A. Les obstacles à la maturation des projets
Le manque d'accompagnement technique constitue le premier frein important au développement des projets touristiques innovants. Les jeunes entrepreneurs se retrouvent souvent isolés dans leur démarche, sans pouvoir bénéficier de l'expertise de professionnels expérimentés. Cette solitude dans le processus de création les expose à des erreurs d'appréciation qui auraient pu être évitées avec un regard expert. L'absence d'un cadre structuré d'accompagnement les prive également de retours constructifs sur la viabilité de leur concept et ses possibilités d'amélioration.

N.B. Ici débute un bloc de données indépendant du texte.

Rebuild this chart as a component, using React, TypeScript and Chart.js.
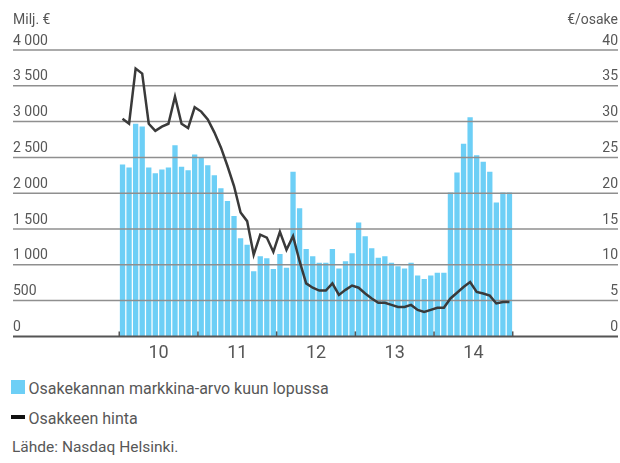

L'accès limité aux données du marché représente un deuxième obstacle significatif. Les informations sur les tendances du secteur, les comportements des voyageurs, ou encore les performances des entreprises touristiques existantes restent difficiles à obtenir pour les jeunes entrepreneurs. Sans ces données essentielles, l'analyse du marché devient approximative, rendant complexe l'identification des opportunités réelles et l'évaluation précise du potentiel commercial de leur projet. Cette situation les handicape particulièrement face aux institutions financières qui exigent des études de marché détaillées.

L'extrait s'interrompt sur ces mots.